Is President Bush a Christian?

Miss Dagurreotype challenges me to comment on the video embedded in a recent post on her blog http://dagurreotype.blogspot.com/2006/11/found-on-youtube.html

This is an English pastor addressing at some length the question above. I have some problems with his Type 1/2/3 analysis – it seems an odd framework to put around the question and the conclusion [that George Bush is emphatically not a Christian] seems to arise entirely from questions about the nature of his personal relationship with Jesus. But he leaves out all the other questions which might arise from asking whether the fruits of the spirit are present in George Bush’s life – the love, joy, peace, patience, kindness, etc.
I have spent too much of my life being myself reported as ‘not being a Christian’ in the Northern Ireland context – so I am very reluctant to get into the same stuff in relation to George Bush.

But – in response to Miss D – I am prepared to nail my colours to my crozier and say that there are two [only two?] aspects of what Dubya says and does which seem to me to be sub-Christian. The first is the demonisation of others – as in ‘axis of evil’. That general dehumanisation and demonisation of others is for me the absolute antithesis of what Jesus both taught [love your enemies] and did [eating and drinking with publicans and sinners]. The second is one of which I have no direct evidence – but it is widely reported. That is his refusal ever to admit to being wrong. Yes I do it too – guilty as charged! But it seems to me to be of the essence of the Christian soul that I acknowledge my individual responsibility for what I do and what goes wrong – and my part in the fallen-ness of humanity [Father, I have sinned against heaven and before you….]. That humility becomes the foundation of my ability to relate to others. How can anyone relate to those who believe that they are never wrong?  For they become sub-human.  Yet the heart of the discipleship journey is that we become more authentically human – closer to the image of God in which we were made.

3 comments

  1. I’m on the south Texas coast (77F & Mostly Sunny) for that great food-centric US Holiday – Thanksgiving (it was yesterday). I had a chance to check some of my favorite blogs today. Thanks for the comments. I edited my original post to link to your post.

    Oh speaking of Thanksgiving – the first one wasn’t in 1621 New England, that was the third, nor was the first at Jamestown, they had the second celebration of Thanksgiving in what is now the US in 1607 (though that was the first one with Anglicans present and the menu was reportedly similar to the first). The first celebration of Thanksgiving in what is now the US was in 1541 somewhere in what is now west Texas on the rim of a canyon. The menu was limited to bread and wine and Latin was the language spoken around the “table” at that first Thanksgiving. Just thought I’d explain how Thanksgiving started in Texas while I was at it.

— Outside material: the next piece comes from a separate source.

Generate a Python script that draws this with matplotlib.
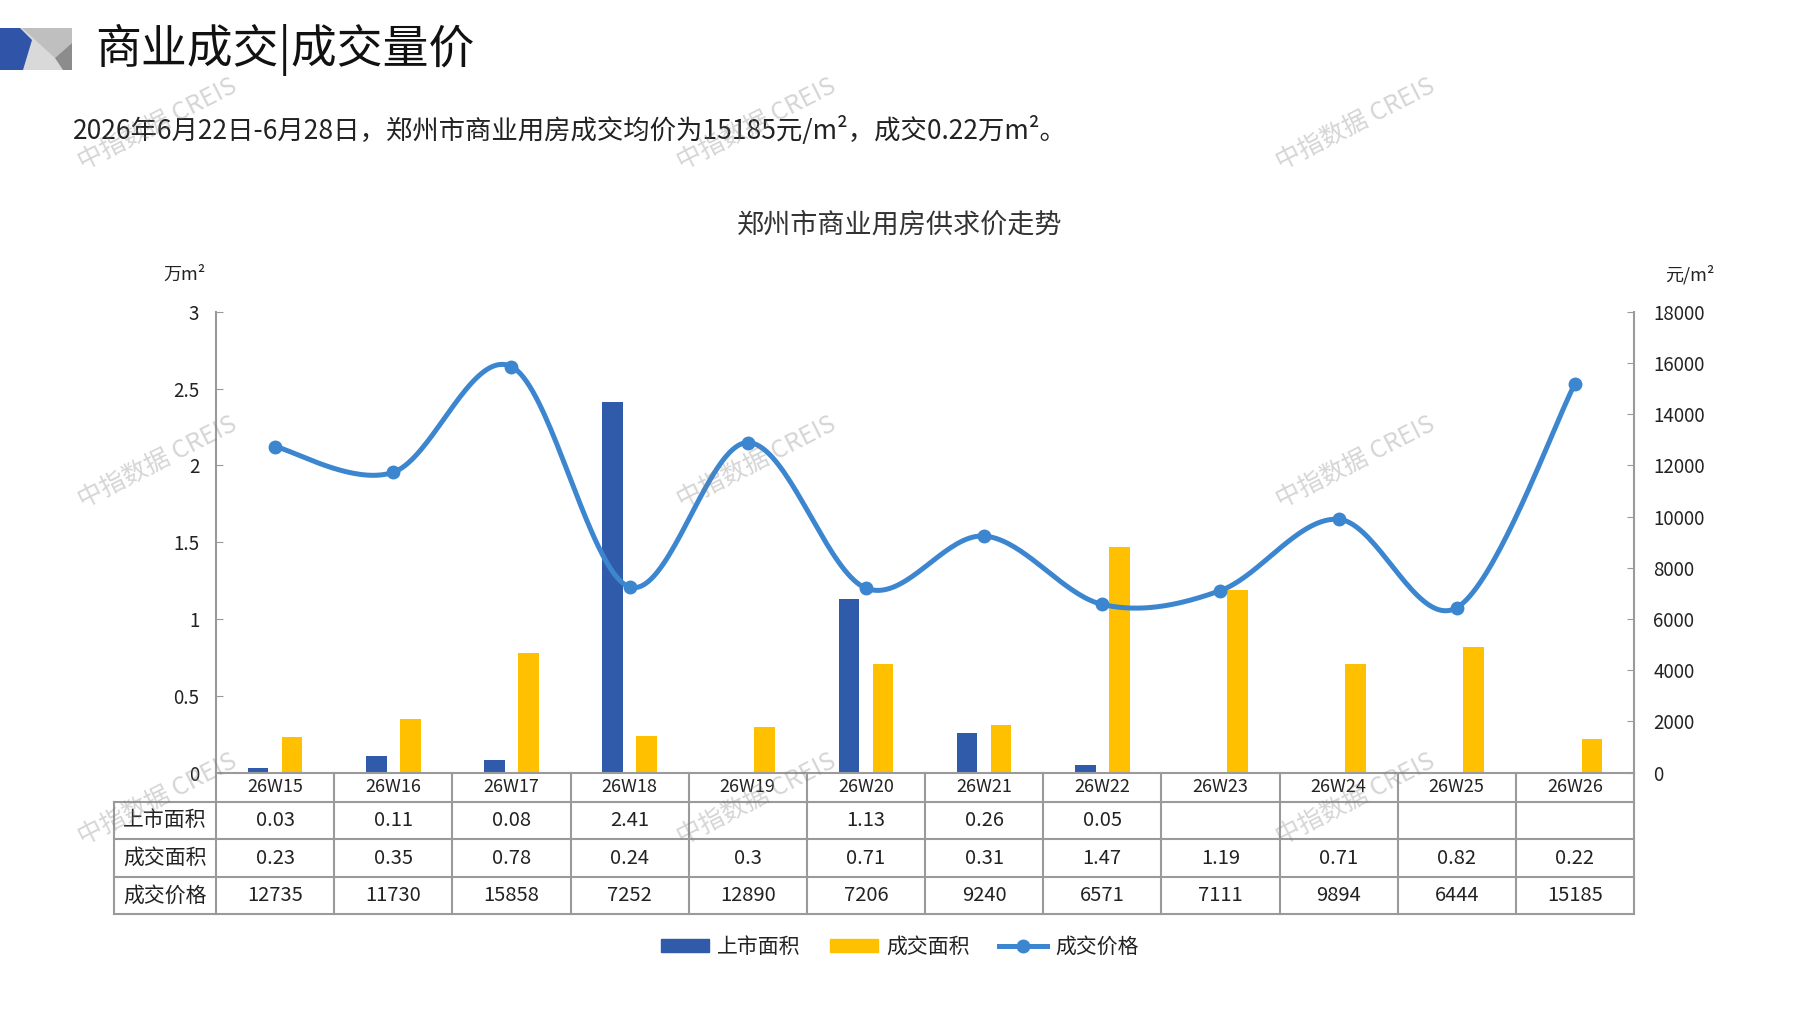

  2. Jim Rea in Northern Ireland used to make jokes about defining evangelicals, “an evangelical is a person whom other evangelicals say is an evangelical”.

    There is a similar circularity in this guy’s arguments. What’s a Christian? “A Christian is a person whom people like me define as a Christian”

  3. Yes, I think his approach is rather simplistic, at best. It makes an interesting exercise trying to pin specific logical fallacies on his monologue.
    His view of “Christian” seems limited to those of a mostly evangelical persuasion. Of his types, I wouldn’t rule someone out for being “type 2” (“experienced initial salvation” (whatever that means) “but the issue is sovreignty”) and I’d think some Christians wind up in “type 3” through circumstances as well.

    He doesn’t have much evidence of GWB’s private life to be going on with – the media clings onto a handful of events and statements and then others take it further from there.

    His spiel is itself exclusivist.